Do you have trouble sleeping at night?
Do you feel like you got a full night’s rest?
The CDC estimates 50-70 million adults in the U.S. have a sleep or wakefulness disorder.
The sleep technicians at Lafayette General Medical Center are up all hours of the night.
They may not be sleeping, but they’re keeping a close eye on others who are getting some shut-eye.
“We’re looking at their brain waves, heart rhythm, leg movement, snoring and their breathing,” says sleep technician Nicki Castille
The Sleep Center of Acadiana performs in-house and at-home sleep testing to diagnose sleep disorders.
“Most commonly sleep apnea. We also see narcolepsy, restless leg syndrome, insomnia,” explains neurologist and sleep medicine Dr. Adam Foreman
Foreman says one cycle of sleep is about 90 minutes, but with a disorder, that cycle is interrupted.
“If you’re sleepy during the day where you previously weren’t. If you just feel your sleep quality is pretty poor and you’re waking up at night that may be an indicator,” Foreman says.

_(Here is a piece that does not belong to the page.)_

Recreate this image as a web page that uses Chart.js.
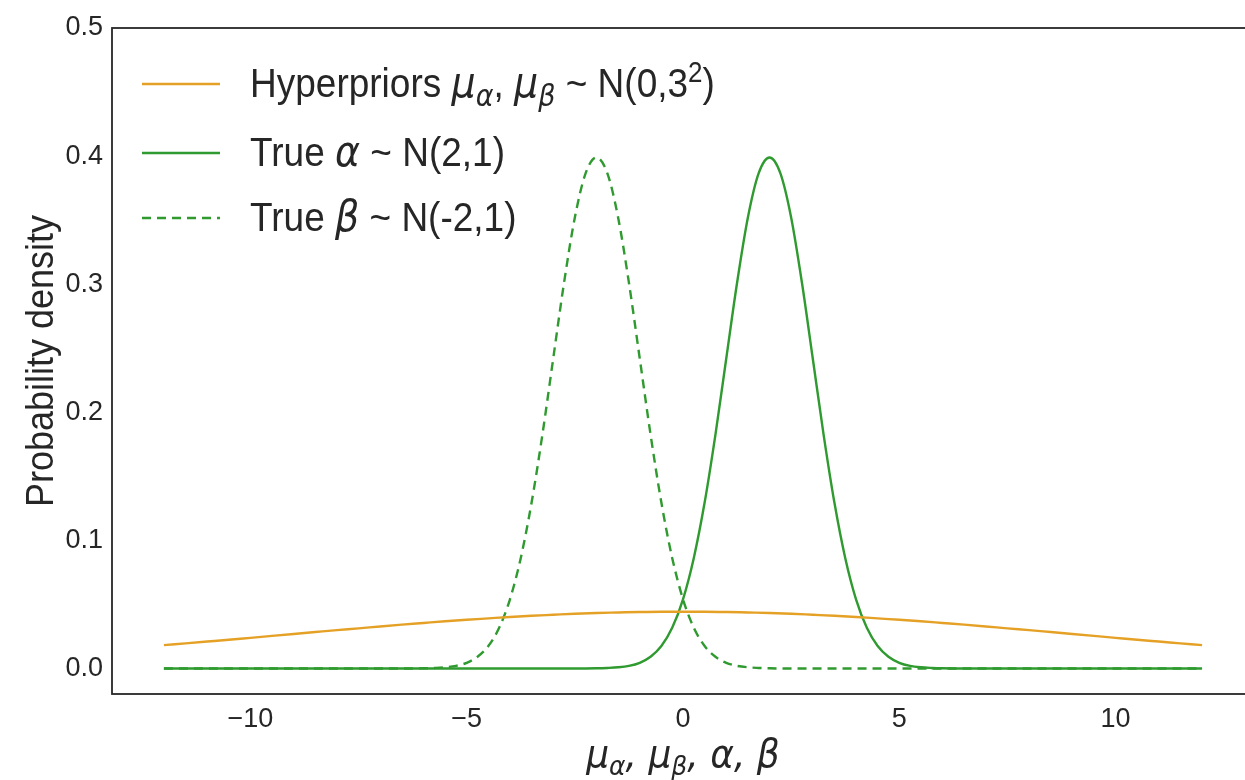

Dr. Foreman estimates 25-40 % of the adult population just in Acadiana have sleep apnea.
“Obstructive sleep apnea is when you stop breathing during sleep,” Foreman says.
Signs of sleep apnea include excessive snoring, gasping during the night and low energy levels during the day.
There are answers for disorders like sleep apneas; two possible solutions are weight loss or breathing through a machine.
For those who just need a generally good night’s sleep, doctors recommend limit cell phone use before bed, go to bed at the same time every night and exercise during the day.
Doctors add that a good night’s sleep is something that just can’t be replaced.